Retype only what runs from the beginning of the data through the line with "plt.rcParams['axes.unicode_minus'] = False"; please omit the pictures and keep every line exact.

┄┄┄┄┄┄┄┄┄┄┄┄┄┄┄┄┄┄┄┄

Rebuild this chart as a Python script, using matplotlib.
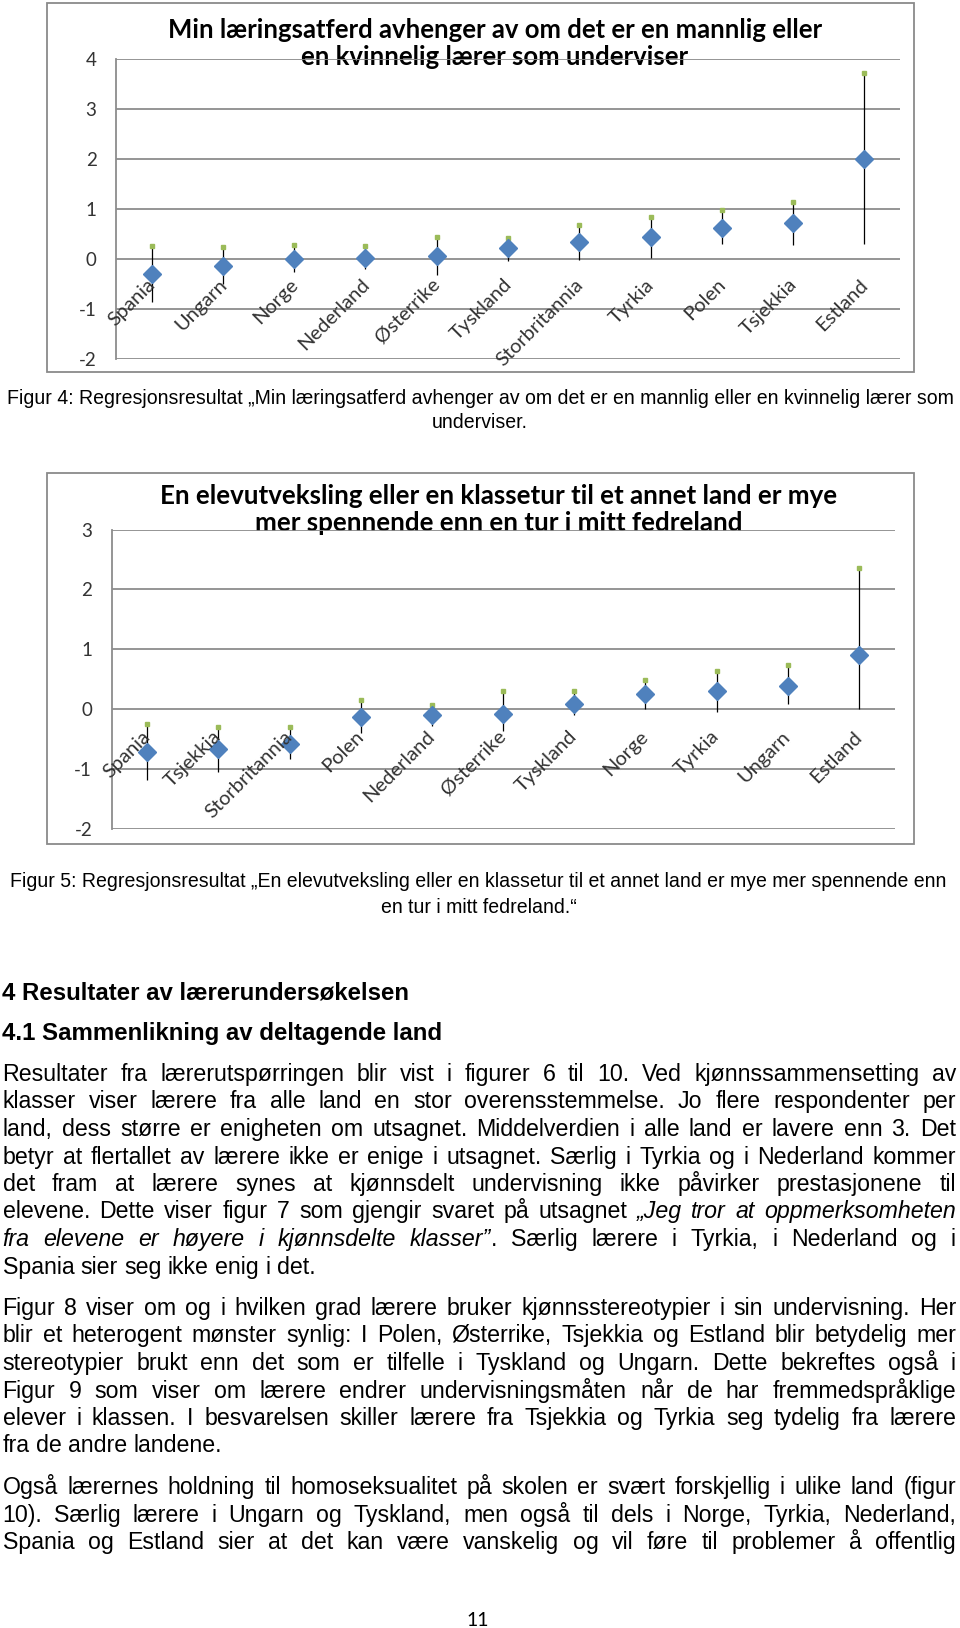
import numpy as np
import matplotlib
matplotlib.use('Agg')
import matplotlib.pyplot as plt
from matplotlib.patches import Rectangle
from matplotlib.font_manager import FontProperties
import matplotlib.transforms as mtransforms

plt.rcParams['axes.unicode_minus'] = False

# ---------------- data ----------------
cats1 = ['Spania', 'Ungarn', 'Norge', 'Nederland', 'Østerrike', 'Tyskland',
         'Storbritannia', 'Tyrkia', 'Polen', 'Tsjekkia', 'Estland']
mid1 = [-0.30, -0.14, 0.01, 0.03, 0.06, 0.22, 0.34, 0.44, 0.63, 0.72, 2.00]
high1 = [0.26, 0.24, 0.28, 0.26, 0.45, 0.43, 0.68, 0.85, 0.98, 1.15, 3.72]
low1 = [-0.86, -0.49, -0.26, -0.19, -0.32, -0.03, -0.01, 0.03, 0.30, 0.28, 0.30]
yticks1 = [-2, -1, 0, 1, 2, 3, 4]
title1 = ['Min læringsatferd avhenger av om det er en mannlig eller',
          'en kvinnelig lærer som underviser']

cats2 = ['Spania', 'Tsjekkia', 'Storbritannia', 'Polen', 'Nederland', 'Østerrike',
         'Tyskland', 'Norge', 'Tyrkia', 'Ungarn', 'Estland']
mid2 = [-0.72, -0.67, -0.58, -0.13, -0.11, -0.08, 0.09, 0.25, 0.30, 0.39, 0.90]
high2 = [-0.25, -0.30, -0.30, 0.15, 0.07, 0.30, 0.30, 0.48, 0.64, 0.73, 2.36]
low2 = [-1.19, -1.05, -0.84, -0.41, -0.29, -0.37, -0.11, 0.00, -0.05, 0.08, 0.00]
yticks2 = [-2, -1, 0, 1, 2, 3]
title2 = ['En elevutveksling eller en klassetur til et annet land er mye',
          'mer spennende enn en tur i mitt fedreland']

caption4 = ['Figur 4: Regresjonsresultat \u201eMin læringsatferd avhenger av om det er en mannlig eller en kvinnelig lærer som',
            'underviser.']
caption5 = ['Figur 5: Regresjonsresultat \u201eEn elevutveksling eller en klassetur til et annet land er mye mer spennende enn',
            'en tur i mitt fedreland.\u201c']
heading1 = '4 Resultater av lærerundersøkelsen'
heading2 = '4.1 Sammenlikning av deltagende land'

para1 = [
    [('Resultater fra lærerutspørringen blir vist i figurer 6 til 10. Ved kjønnssammensetting av', False)],
    [('klasser viser lærere fra alle land en stor overensstemmelse. Jo flere respondenter per', False)],
    [('land, dess større er enigheten om utsagnet. Middelverdien i alle land er lavere enn 3. Det', False)],
    [('betyr at flertallet av lærere ikke er enige i utsagnet. Særlig i Tyrkia og i Nederland kommer', False)],
    [('det fram at lærere synes at kjønnsdelt undervisning ikke påvirker prestasjonene til', False)],
    [('elevene. Dette viser figur 7 som gjengir svaret på utsagnet ', False),
     ('\u201eJeg tror at oppmerksomheten', True)],
    [('fra elevene er høyere i kjønnsdelte klasser\u201d', True),
     ('. Særlig lærere i Tyrkia, i Nederland og i', False)],
    [('Spania sier seg ikke enig i det.', False)],
]
para2 = [
    [('Figur 8 viser om og i hvilken grad lærere bruker kjønnsstereotypier i sin undervisning. Her', False)],
    [('blir et heterogent mønster synlig: I Polen, Østerrike, Tsjekkia og Estland blir betydelig mer', False)],
    [('stereotypier brukt enn det som er tilfelle i Tyskland og Ungarn. Dette bekreftes også i', False)],
    [('Figur 9 som viser om lærere endrer undervisningsmåten når de har fremmedspråklige', False)],
    [('elever i klassen. I besvarelsen skiller lærere fra Tsjekkia og Tyrkia seg tydelig fra lærere', False)],
    [('fra de andre landene.', False)],
]
para3 = [
    [('Også lærernes holdning til homoseksualitet på skolen er svært forskjellig i ulike land (figur', False)],
    [('10). Særlig lærere i Ungarn og Tyskland, men også til dels i Norge, Tyrkia, Nederland,', False)],
    [('Spania og Estland sier at det kan være vanskelig og vil føre til problemer å offentlig', False)],
]
page_number = '11'

# ---------------- setup ----------------
W, H = 960, 1628
fig = plt.figure(figsize=(W / 100, H / 100), dpi=100)
fig.patch.set_facecolor('white')
renderer = fig.canvas.get_renderer()

page = fig.add_axes([0, 0, 1, 1])
page.set_xlim(0, W)
page.set_ylim(H, 0)
page.axis('off')

BODY = 'Liberation Sans'
CHART = 'Lato'


def text_w(s, fs, family, weight='normal', style='normal'):
    prop = FontProperties(family=family, size=fs, weight=weight, style=style)
    return renderer.get_text_width_height_descent(s, prop, ismath=False)[0]


def fit_size(s, target, family, weight='normal', style='normal', base=12.0):
    return base * target / text_w(s, base, family, weight, style)


def ax_rect(l, t, r, b):
    return [l / W, 1 - b / H, (r - l) / W, (b - t) / H]


# ---------------- charts ----------------
def draw_chart(cats, mid, high, low, yticks, title, box, frame,
               title_cx, title_base, title_w, lab_dx, lab_dy):
    page.add_patch(Rectangle((frame[0], frame[1]), frame[2] - frame[0], frame[3] - frame[1],
                             fill=False, ec='#8a8a8a', lw=1.3, zorder=1))
    ax = fig.add_axes(ax_rect(*box))
    ax.set_facecolor('none')
    x = np.arange(len(cats))
    ax.vlines(x, low, high, color='black', lw=0.9, zorder=3)
    ax.plot(x, high, ls='none', marker='s', ms=3.0, color='#9BBB59', zorder=4)
    ax.plot(x, mid, ls='none', marker='D', ms=8.8, color='#4F81BD', zorder=5)
    ax.set_xlim(-0.5, len(cats) - 0.5)
    ax.set_ylim(min(yticks), max(yticks))
    ax.set_yticks(yticks)
    ax.set_yticklabels([str(v) for v in yticks], family=CHART, fontsize=13.5, color='#333333')
    ax.yaxis.grid(True, color='#8c8c8c', lw=1.3)
    ax.set_axisbelow(True)
    ax.set_xticks([])
    for s in ['top', 'right', 'bottom']:
        ax.spines[s].set_visible(False)
    ax.spines['left'].set_color('#8c8c8c')
    ax.spines['left'].set_linewidth(1.3)
    ax.tick_params(axis='y', length=0, pad=14.0)
    off = mtransforms.ScaledTranslation(lab_dx / 100, lab_dy / 100, fig.dpi_scale_trans)
    for i, c in enumerate(cats):
        ax.text(i, 0, c, rotation=45, rotation_mode='anchor', ha='right', va='top',
                family=CHART, fontsize=14.5, color='#333333',
                transform=ax.transData + off, zorder=6)
    fs = fit_size(title[0], title_w, CHART, weight='bold')
    for k, line in enumerate(title):
        page.text(title_cx, title_base + k * 27, line, ha='center', va='baseline',
                  family=CHART, weight='bold', fontsize=fs, color='black', zorder=10)
    return ax


draw_chart(cats1, mid1, high1, low1, yticks1, title1,
           box=(116, 59, 900, 359), frame=(47, 3, 914, 372),
           title_cx=495, title_base=38, title_w=651, lab_dx=-5, lab_dy=-17)
draw_chart(cats2, mid2, high2, low2, yticks2, title2,
           box=(111.6, 529.5, 894.5, 828.5), frame=(47, 473, 914, 844),
           title_cx=499, title_base=504, title_w=670, lab_dx=-6, lab_dy=-19)

# ---------------- text ----------------
fs_cap = fit_size(caption4[0], 946, BODY)
page.text(480, 404, caption4[0], ha='center', va='baseline', family=BODY, fontsize=fs_cap)
page.text(480, 428, caption4[1], ha='center', va='baseline', family=BODY, fontsize=fs_cap)
page.text(478, 887, caption5[0], ha='center', va='baseline', family=BODY, fontsize=fs_cap)
page.text(479, 913, caption5[1], ha='center', va='baseline', family=BODY, fontsize=fs_cap)

fs_h = fit_size(heading1, 405, BODY, weight='bold')
page.text(2, 1000, heading1, ha='left', va='baseline', family=BODY, weight='bold', fontsize=fs_h)
page.text(2, 1040, heading2, ha='left', va='baseline', family=BODY, weight='bold', fontsize=fs_h)

X0, X1 = 2.5, 956
fs_body = fit_size(para1[3][0][0], (X1 - X0) * 0.965, BODY)


def tokenize(segs):
    words, cur = [], []
    for text, it in segs:
        parts = text.split(' ')
        for j, p in enumerate(parts):
            if j > 0 and cur:
                words.append(cur)
                cur = []
            if p:
                cur.append((p, it))
    if cur:
        words.append(cur)
    return words


def seg_w(seg):
    return text_w(seg[0], fs_body, BODY, style='italic' if seg[1] else 'normal')


def draw_line(segs, y, justify):
    words = tokenize(segs)
    widths = [sum(seg_w(s) for s in w) for w in words]
    if justify and len(words) > 1:
        gap = (X1 - X0 - sum(widths)) / (len(words) - 1)
    else:
        gap = text_w(' ', fs_body, BODY)
    x = X0
    for w, ww in zip(words, widths):
        xx = x
        for s in w:
            page.text(xx, y, s[0], ha='left', va='baseline', family=BODY, fontsize=fs_body,
                      style='italic' if s[1] else 'normal')
            xx += seg_w(s)
        x += ww + gap


def draw_para(lines, y0, last_full=False):
    for k, segs in enumerate(lines):
        is_last = (k == len(lines) - 1)
        draw_line(segs, round(y0 + k * 27.5), justify=(not is_last) or last_full)


draw_para(para1, 1081)
draw_para(para2, 1315)
draw_para(para3, 1494, last_full=True)

page.text(478, 1626, page_number, ha='center', va='baseline', family=CHART, fontsize=14)

fig.savefig('out.png', dpi=100, facecolor='white')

┄┄┄┄┄┄┄┄┄┄┄┄┄┄┄┄┄┄┄┄

■ Exercise result ■
Rebuild this chart as a Python script, using matplotlib.
import numpy as np
import matplotlib
matplotlib.use('Agg')
import matplotlib.pyplot as plt
from matplotlib.patches import Rectangle
from matplotlib.font_manager import FontProperties
import matplotlib.transforms as mtransforms

plt.rcParams['axes.unicode_minus'] = False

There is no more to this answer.